▸ **THE PROBLEM**
Print, please, exactly and only the lines between the line holding "Write the D3.js code for this chart." and the line holding "6.1, 5.7, 4.8, 4.6, 5.3, 5.4, 5.2, 5.1];", inclusive, omitting any pictures.

▸ **PROVIDED ENTRIES**

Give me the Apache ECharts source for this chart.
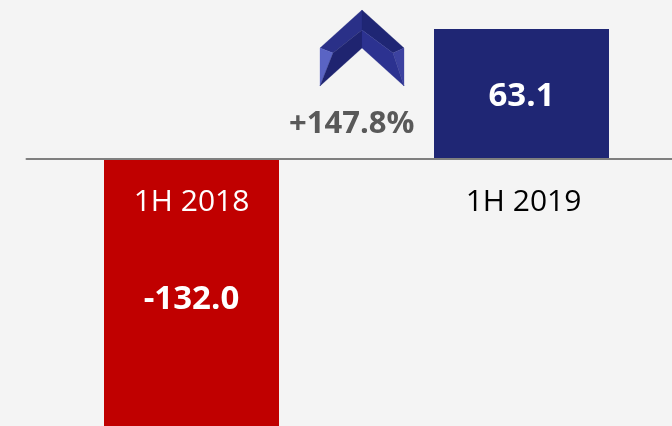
<!DOCTYPE html>
<html><head><meta charset="utf-8">
<style>html,body{margin:0;padding:0;background:#f4f4f4}#c{width:672px;height:426px}</style>
<script src="https://cdn.jsdelivr.net/npm/echarts@6/dist/echarts.min.js"></script>
</head><body><div id="c"></div>
<script>
const categories = ['1H 2018', '1H 2019'];
const values = [-132.0, 63.1];
const barColors = ['#c00000', '#1f2674'];
const categoryLabelColors = ['#ffffff', '#000000'];
const changeLabel = '+147.8%';
const FONT = '"Open Sans","Noto Sans",sans-serif';

const chart = echarts.init(document.getElementById('c'), null, {renderer:'canvas'});
const facet = (points, fill) => ({type:'polygon', shape:{points}, style:{fill, stroke:fill, lineWidth:0.3}, silent:true});
chart.setOption({
  animation:false,
  backgroundColor:'#f4f4f4',
  grid:{left:26.5, top:14.8, width:660, height:432.6, containLabel:false, outerBoundsMode:'none'},
  xAxis:{type:'category', position:'bottom', offset:-288.4,
    data:categories.map((c,i)=>({value:c, textStyle:{color:categoryLabelColors[i], padding:i===1?[0,0,0,4]:0}})),
    axisLine:{show:true, onZero:false, lineStyle:{color:'#7f7f7f', width:2}},
    axisTick:{show:false},
    z:5,
    axisLabel:{fontFamily:FONT, fontSize:30, margin:28, interval:0, hideOverlap:false}},
  yAxis:{type:'value', min:-140, max:70, show:false, splitLine:{show:false}},
  series:[{type:'bar', barWidth:175, z:1,
    data:values.map((v,i)=>({value:v, itemStyle:{color:barColors[i]},
      label:{offset:i===0?[0,5]:[0,3]}})),
    label:{show:true, position:'inside', color:'#fff', fontFamily:FONT, fontWeight:'bold', fontSize:33,
      formatter:p=>p.value.toFixed(1)}}],
  graphic:[
    {type:'text', left:289, top:109, z:10, silent:true,
     style:{text:changeLabel, fill:'#595959', font:'bold 31px "Open Sans","Noto Sans",sans-serif'}},
    facet([[362,10],[320,48],[333,53],[362,30]], '#2a3088'),
    facet([[362,10],[404,48],[393,53],[362,30]], '#1f2674'),
    facet([[320,48],[320,86],[333,53]], '#5a64c4'),
    facet([[404,48],[404,86],[393,53]], '#3c42a0'),
    facet([[320,86],[362,48],[362,30],[333,53]], '#1f2470'),
    facet([[404,86],[362,48],[362,30],[393,53]], '#2c3290')
  ]
});
</script></body></html>
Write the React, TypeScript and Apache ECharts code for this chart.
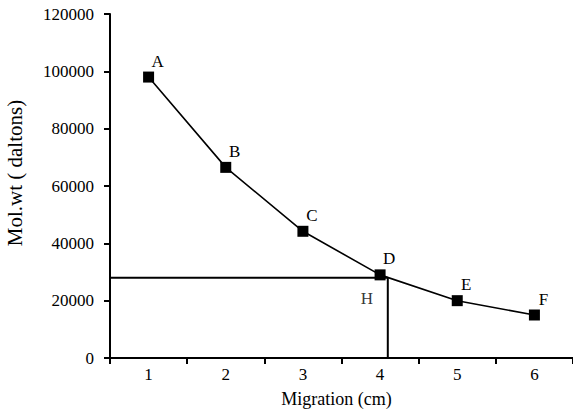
import React, { useEffect, useRef } from "react";
import * as echarts from "echarts";

const categories = ["1", "2", "3", "4", "5", "6"];
const migration = [1, 2, 3, 4, 5, 6];
const molWeight = [98000, 66500, 44200, 29000, 20000, 15000];
const pointLabels = ["A", "B", "C", "D", "E", "F"];
const guideX = 4.1;
const guideY = 28000;
const guideLabel = "H";

const FONT = "Liberation Serif";

export default function App() {
  const ref = useRef<HTMLDivElement>(null);
  useEffect(() => {
    const chart = echarts.init(ref.current!, null, { renderer: "svg" });
    const text = { fontFamily: FONT, fontSize: 17, color: "#000" };
    chart.setOption({
      animation: false,
      backgroundColor: "#fff",
      textStyle: { fontFamily: FONT },
      grid: { left: 110, right: 0, top: 14, bottom: 56, containLabel: false, outerBoundsMode: "none" },
      xAxis: [
        {
          type: "category",
          data: categories,
          boundaryGap: true,
          name: "Migration (cm)",
          nameLocation: "middle",
          nameGap: 32,
          nameTextStyle: { ...text, fontSize: 18, padding: [0, 10, 0, 0] },
          axisLine: { lineStyle: { color: "#000", width: 2 } },
          axisTick: { show: true, interval: 0, length: 6, lineStyle: { color: "#000", width: 2 } },
          axisLabel: { ...text, margin: 8 },
          splitLine: { show: false },
        },
        {
          type: "value",
          min: 0.5,
          max: 6.5,
          show: false,
        },
      ],
      yAxis: {
        type: "value",
        min: 0,
        max: 120000,
        interval: 20000,
        name: "Mol.wt ( daltons)",
        nameLocation: "middle",
        nameGap: 85,
        nameTextStyle: { ...text, fontSize: 21, padding: [0, 0, 0, 26] },
        axisLine: { show: true, lineStyle: { color: "#000", width: 2 } },
        axisTick: { show: true, length: 6, lineStyle: { color: "#000", width: 2 } },
        axisLabel: { ...text, margin: 16, formatter: (v: number) => String(v) },
        splitLine: { show: false },
      },
      series: [
        {
          type: "line",
          xAxisIndex: 1,
          data: [
            [0.5, guideY],
            [guideX, guideY],
            [guideX, 0],
          ],
          symbol: "none",
          lineStyle: { color: "#000", width: 2 },
          z: 2,
        },
        {
          type: "scatter",
          xAxisIndex: 1,
          data: [[guideX, guideY]],
          symbolSize: 0,
          label: {
            show: true,
            formatter: guideLabel,
            offset: [-21, 21],
            ...text,
          },
          z: 2,
        },
        {
          type: "line",
          xAxisIndex: 1,
          data: migration.map((m, i) => [m, molWeight[i]]),
          symbol: "rect",
          symbolSize: 11,
          itemStyle: { color: "#000" },
          lineStyle: { color: "#000", width: 1.6 },
          label: {
            show: true,
            formatter: (p: any) => pointLabels[p.dataIndex],
            position: "top",
            offset: [9, 3],
            ...text,
          },
          z: 3,
        },
      ],
    });
    return () => chart.dispose();
  }, []);
  return (
    <div
      ref={ref}
      style={{ position: "absolute", left: 0, top: 0, width: 573, height: 414 }}
    />
  );
}
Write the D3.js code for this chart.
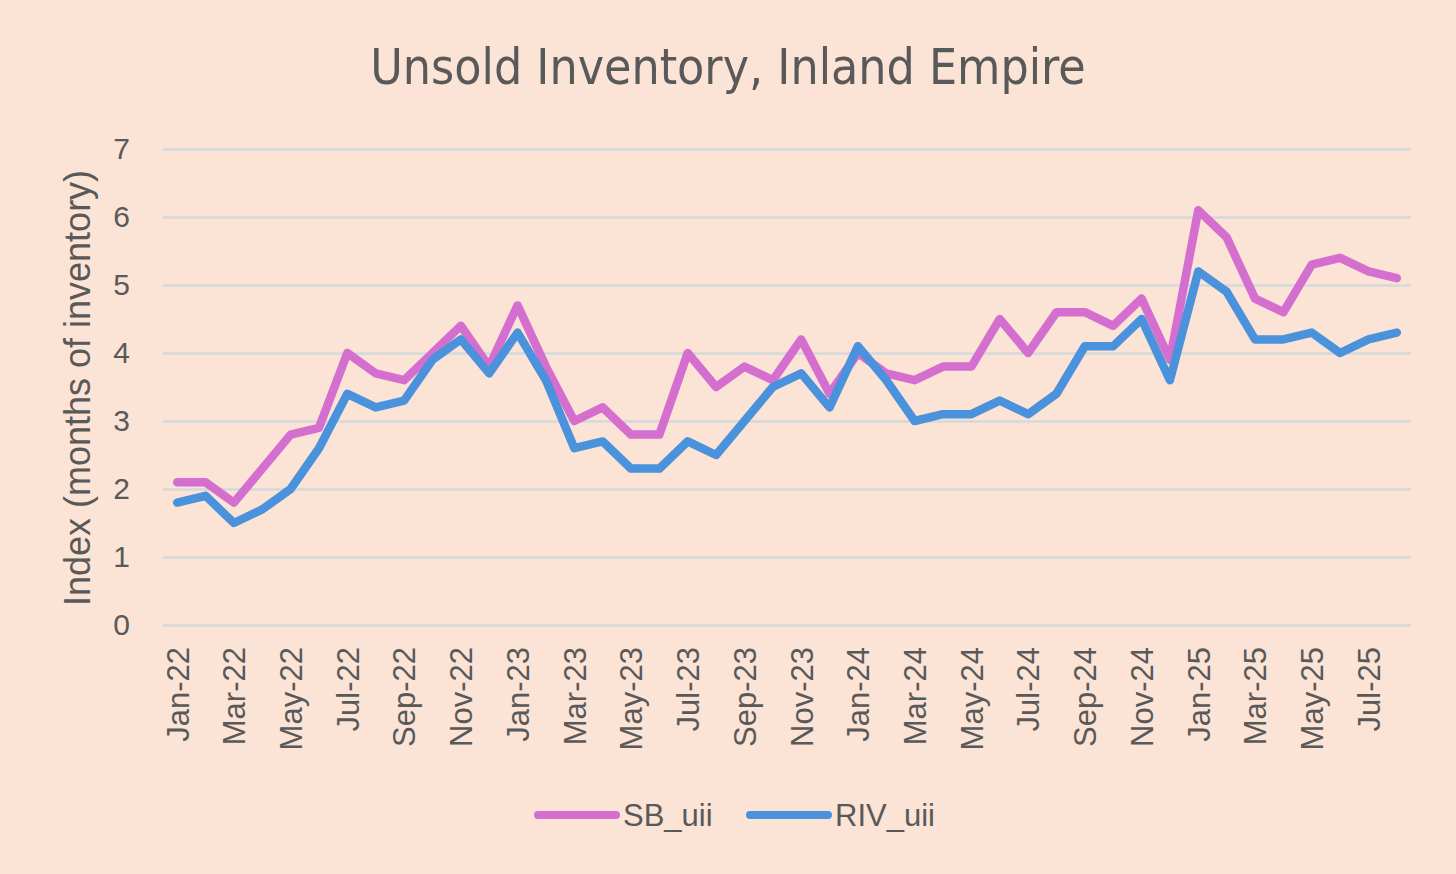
<!DOCTYPE html>
<html>
<head>
<meta charset="utf-8">
<script src="https://cdn.jsdelivr.net/npm/d3@7"></script>
<style>
  html, body { margin: 0; padding: 0; background: #fbe3d6; }
  #container { width: 1456px; height: 874px; }
</style>
</head>
<body>
<div id="container"></div>
<script>
// months Jan-22 .. Aug-25
const months = ["Jan-22","Feb-22","Mar-22","Apr-22","May-22","Jun-22","Jul-22","Aug-22","Sep-22","Oct-22","Nov-22","Dec-22",
    "Jan-23","Feb-23","Mar-23","Apr-23","May-23","Jun-23","Jul-23","Aug-23","Sep-23","Oct-23","Nov-23","Dec-23",
    "Jan-24","Feb-24","Mar-24","Apr-24","May-24","Jun-24","Jul-24","Aug-24","Sep-24","Oct-24","Nov-24","Dec-24",
    "Jan-25","Feb-25","Mar-25","Apr-25","May-25","Jun-25","Jul-25","Aug-25"];

const sbValues = [2.1, 2.1, 1.8, 2.3, 2.8, 2.9, 4.0, 3.7, 3.6, 4.0, 4.4, 3.8,
    4.7, 3.8, 3.0, 3.2, 2.8, 2.8, 4.0, 3.5, 3.8, 3.6, 4.2, 3.4,
    4.0, 3.7, 3.6, 3.8, 3.8, 4.5, 4.0, 4.6, 4.6, 4.4, 4.8, 3.9,
    6.1, 5.7, 4.8, 4.6, 5.3, 5.4, 5.2, 5.1];

const rivValues = [1.8, 1.9, 1.5, 1.7, 2.0, 2.6, 3.4, 3.2, 3.3, 3.9, 4.2, 3.7,
    4.3, 3.6, 2.6, 2.7, 2.3, 2.3, 2.7, 2.5, 3.0, 3.5, 3.7, 3.2,
    4.1, 3.6, 3.0, 3.1, 3.1, 3.3, 3.1, 3.4, 4.1, 4.1, 4.5, 3.6,
    5.2, 4.9, 4.2, 4.2, 4.3, 4.0, 4.2, 4.3];

const yTicks = [0, 1, 2, 3, 4, 5, 6, 7];

const seriesNames = ["SB_uii", "RIV_uii"];
const seriesColors = ["#d56fcf", "#4a92dc"];

function draw() {
    const width = 1456;
    const height = 874;
    const left = 163, right = 1411, top = 149, bottom = 625;
    const textColor = "#595959";
    const font = "'Liberation Sans', Arial, sans-serif";

    const svg = d3.select('#container')
        .append('svg')
        .attr('width', width)
        .attr('height', height);

    svg.append("rect")
        .attr("width", width)
        .attr("height", height)
        .attr("fill", "#fbe3d6");

    // points sit in the middle of each month slot
    const x = d3.scalePoint()
        .domain(months)
        .range([left, right])
        .padding(0.5);

    const y = d3.scaleLinear()
        .domain([0, 7])
        .range([bottom, top]);

    // title
    svg.append("text")
        .text("Unsold Inventory, Inland Empire")
        .attr("x", 728)
        .attr("y", 84)
        .attr("text-anchor", "middle")
        .style("font-family", "'Liberation Sans Narrow', 'DejaVu Sans Condensed', sans-serif")
        .style("font-size", "49.5px")
        .style("fill", textColor);

    // gridlines + y labels
    const yAxis = d3.axisLeft(y)
        .tickValues(yTicks)
        .tickSize(-(right - left))
        .tickPadding(33)
        .tickFormat(d3.format("d"));

    const gy = svg.append("g")
        .attr("transform", `translate(${left},0)`)
        .call(yAxis);
    gy.select(".domain").remove();
    gy.selectAll(".tick line")
        .attr("stroke", "#d5d9dc")
        .attr("stroke-width", 2.5);
    gy.selectAll(".tick text")
        .style("font-family", font)
        .style("font-size", "30px")
        .style("fill", textColor);

    // x labels, every second month, rotated
    const xAxis = d3.axisBottom(x)
        .tickValues(months.filter((m, i) => i % 2 === 0))
        .tickSize(0)
        .tickPadding(0);

    const gx = svg.append("g")
        .attr("transform", `translate(0,${bottom})`)
        .call(xAxis);
    gx.select(".domain").remove();
    gx.selectAll(".tick text")
        .attr("transform", "rotate(-90)")
        .attr("x", -22)
        .attr("y", 0)
        .attr("dy", "0.35em")
        .attr("text-anchor", "end")
        .style("font-family", font)
        .style("font-size", "31px")
        .style("fill", textColor);

    // y axis title
    svg.append("text")
        .text("Index (months of inventory)")
        .attr("transform", "translate(90,388) rotate(-90)")
        .attr("text-anchor", "middle")
        .style("font-family", font)
        .style("font-size", "36px")
        .style("fill", textColor);

    // lines
    const line = d3.line()
        .x((d, i) => x(months[i]))
        .y(d => y(d));

    [sbValues, rivValues].forEach((vals, k) => {
        svg.append("path")
            .datum(vals)
            .attr("d", line)
            .attr("fill", "none")
            .attr("stroke", seriesColors[k])
            .attr("stroke-width", 8.5)
            .attr("stroke-linejoin", "round")
            .attr("stroke-linecap", "round");
    });

    // legend
    const legendX = [538, 750];
    seriesNames.forEach((name, k) => {
        const lg = svg.append("g");
        lg.append("line")
            .attr("x1", legendX[k])
            .attr("x2", legendX[k] + 78)
            .attr("y1", 815)
            .attr("y2", 815)
            .attr("stroke", seriesColors[k])
            .attr("stroke-width", 8)
            .attr("stroke-linecap", "round");
        lg.append("text")
            .text(name)
            .attr("x", legendX[k] + 85)
            .attr("y", 826)
            .style("font-family", font)
            .style("font-size", "31px")
            .style("fill", textColor);
    });
}
draw();
</script>
</body>
</html>
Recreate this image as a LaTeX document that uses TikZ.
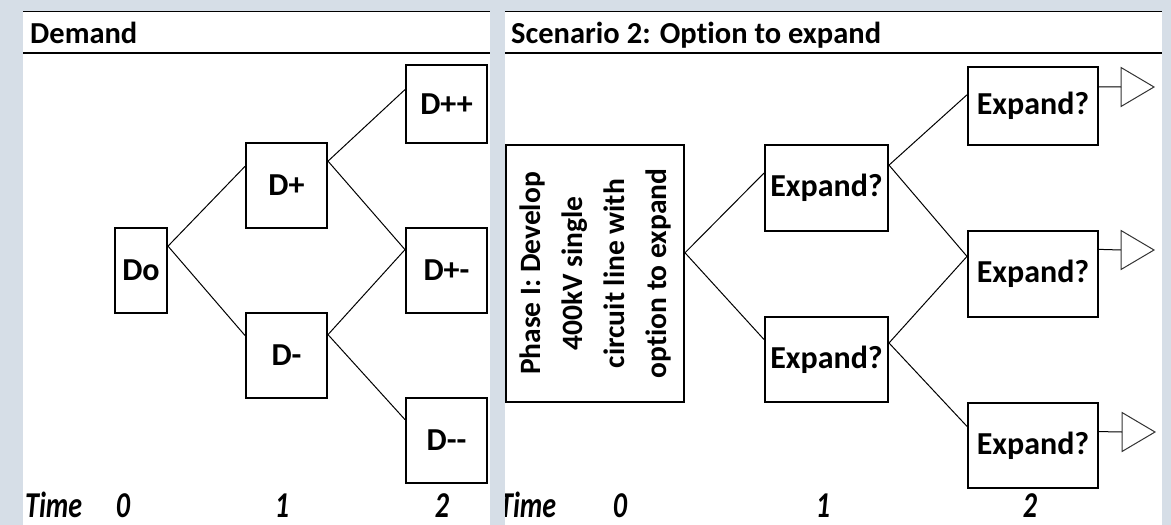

▸ **FINISHED ANSWER**
Write the D3.js code for this chart.
<!DOCTYPE html>
<html>
<head>
<meta charset="utf-8">
<script src="https://cdn.jsdelivr.net/npm/d3@7"></script>
<style>
  html, body { margin: 0; padding: 0; background: #fbe3d6; }
  #container { width: 1456px; height: 874px; }
</style>
</head>
<body>
<div id="container"></div>
<script>
// months Jan-22 .. Aug-25
const months = ["Jan-22","Feb-22","Mar-22","Apr-22","May-22","Jun-22","Jul-22","Aug-22","Sep-22","Oct-22","Nov-22","Dec-22",
    "Jan-23","Feb-23","Mar-23","Apr-23","May-23","Jun-23","Jul-23","Aug-23","Sep-23","Oct-23","Nov-23","Dec-23",
    "Jan-24","Feb-24","Mar-24","Apr-24","May-24","Jun-24","Jul-24","Aug-24","Sep-24","Oct-24","Nov-24","Dec-24",
    "Jan-25","Feb-25","Mar-25","Apr-25","May-25","Jun-25","Jul-25","Aug-25"];

const sbValues = [2.1, 2.1, 1.8, 2.3, 2.8, 2.9, 4.0, 3.7, 3.6, 4.0, 4.4, 3.8,
    4.7, 3.8, 3.0, 3.2, 2.8, 2.8, 4.0, 3.5, 3.8, 3.6, 4.2, 3.4,
    4.0, 3.7, 3.6, 3.8, 3.8, 4.5, 4.0, 4.6, 4.6, 4.4, 4.8, 3.9,
    6.1, 5.7, 4.8, 4.6, 5.3, 5.4, 5.2, 5.1];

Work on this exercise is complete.